:: STATED PROBLEM ::
No images are to be carried over; print all other material exactly as it stands.

:: DATA BLOCK ::
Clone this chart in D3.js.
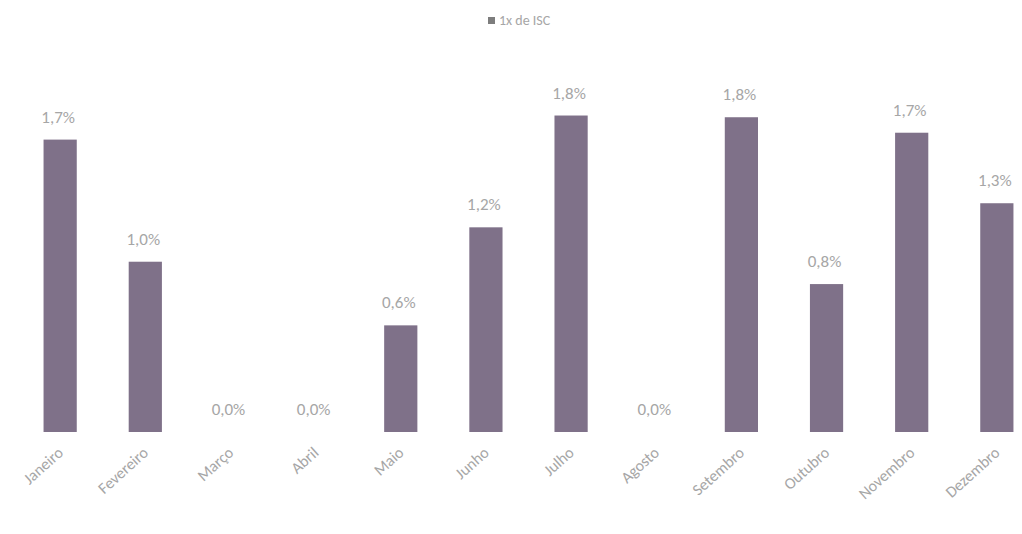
<!DOCTYPE html>
<html><head><meta charset="utf-8">
<script src="https://cdn.jsdelivr.net/npm/d3@7"></script>
<style>body{margin:0;background:#fff}svg{display:block}</style>
</head><body><svg id="c" width="1022" height="534"></svg>
<script>
const categories = ["Janeiro","Fevereiro","Março","Abril","Maio","Junho","Julho","Agosto","Setembro","Outubro","Novembro","Dezembro"];
const values = [1.70, 0.99, 0.0, 0.0, 0.62, 1.19, 1.84, 0.0, 1.83, 0.86, 1.74, 1.33];
const labels = ["1,7%","1,0%","0,0%","0,0%","0,6%","1,2%","1,8%","0,0%","1,8%","0,8%","1,7%","1,3%"];
const seriesName = "1x de ISC";

const svg = d3.select("#c");
const font = "Carlito, Calibri, 'Open Sans', sans-serif";
const x = d3.scaleBand().domain(categories).range([18, 1039]).paddingInner(0.61).paddingOuter(0.3);
const y = d3.scaleLinear().domain([0, 2]).range([432, 88]);

svg.selectAll("rect.bar").data(values).join("rect")
  .attr("class","bar")
  .attr("x",(d,i)=>x(categories[i]))
  .attr("width",x.bandwidth())
  .attr("y",d=>y(d))
  .attr("height",d=>y(0)-y(d))
  .attr("fill","#7f7189");

svg.selectAll("text.val").data(values).join("text")
  .attr("class","val")
  .attr("x",(d,i)=>x(categories[i])+x.bandwidth()/2 - 2)
  .attr("y",d=>y(d)-17)
  .attr("text-anchor","middle")
  .attr("font-family",font).attr("font-size",17).attr("fill","#a6a6a6")
  .text((d,i)=>labels[i]);

const xAxis = svg.append("g").attr("transform","translate(0,432)")
  .call(d3.axisBottom(x).tickSize(0).tickPadding(0));
xAxis.select(".domain").remove();
xAxis.selectAll("text")
  .attr("font-family",font).attr("font-size",16).attr("fill","#a6a6a6")
  .attr("text-anchor","end")
  .attr("dy",0)
  .attr("transform","translate(4,22) rotate(-42)");

const lg = svg.append("g").attr("transform","translate(488,15)");
lg.append("rect").attr("width",7).attr("height",7).attr("y",2).attr("fill","#7d7d7d");
lg.append("text").attr("x",11).attr("y",10).attr("font-family",font).attr("font-size",14).attr("fill","#a6a6a6").text(seriesName);
</script></body></html>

:: RESPONSE TO THE TASK ::
Clone this chart in D3.js.
<!DOCTYPE html>
<html><head><meta charset="utf-8">
<script src="https://cdn.jsdelivr.net/npm/d3@7"></script>
<style>body{margin:0;background:#fff}svg{display:block}</style>
</head><body><svg id="c" width="1022" height="534"></svg>
<script>
const categories = ["Janeiro","Fevereiro","Março","Abril","Maio","Junho","Julho","Agosto","Setembro","Outubro","Novembro","Dezembro"];
const values = [1.70, 0.99, 0.0, 0.0, 0.62, 1.19, 1.84, 0.0, 1.83, 0.86, 1.74, 1.33];
const labels = ["1,7%","1,0%","0,0%","0,0%","0,6%","1,2%","1,8%","0,0%","1,8%","0,8%","1,7%","1,3%"];
const seriesName = "1x de ISC";

const svg = d3.select("#c");
const font = "Carlito, Calibri, 'Open Sans', sans-serif";
const x = d3.scaleBand().domain(categories).range([18, 1039]).paddingInner(0.61).paddingOuter(0.3);
const y = d3.scaleLinear().domain([0, 2]).range([432, 88]);

svg.selectAll("rect.bar").data(values).join("rect")
  .attr("class","bar")
  .attr("x",(d,i)=>x(categories[i]))
  .attr("width",x.bandwidth())
  .attr("y",d=>y(d))
  .attr("height",d=>y(0)-y(d))
  .attr("fill","#7f7189");

svg.selectAll("text.val").data(values).join("text")
  .attr("class","val")
  .attr("x",(d,i)=>x(categories[i])+x.bandwidth()/2 - 2)
  .attr("y",d=>y(d)-17)
  .attr("text-anchor","middle")
  .attr("font-family",font).attr("font-size",17).attr("fill","#a6a6a6")
  .text((d,i)=>labels[i]);

const xAxis = svg.append("g").attr("transform","translate(0,432)")
  .call(d3.axisBottom(x).tickSize(0).tickPadding(0));
xAxis.select(".domain").remove();
xAxis.selectAll("text")
  .attr("font-family",font).attr("font-size",16).attr("fill","#a6a6a6")
  .attr("text-anchor","end")
  .attr("dy",0)
  .attr("transform","translate(4,22) rotate(-42)");

const lg = svg.append("g").attr("transform","translate(488,15)");
lg.append("rect").attr("width",7).attr("height",7).attr("y",2).attr("fill","#7d7d7d");
lg.append("text").attr("x",11).attr("y",10).attr("font-family",font).attr("font-size",14).attr("fill","#a6a6a6").text(seriesName);
</script></body></html>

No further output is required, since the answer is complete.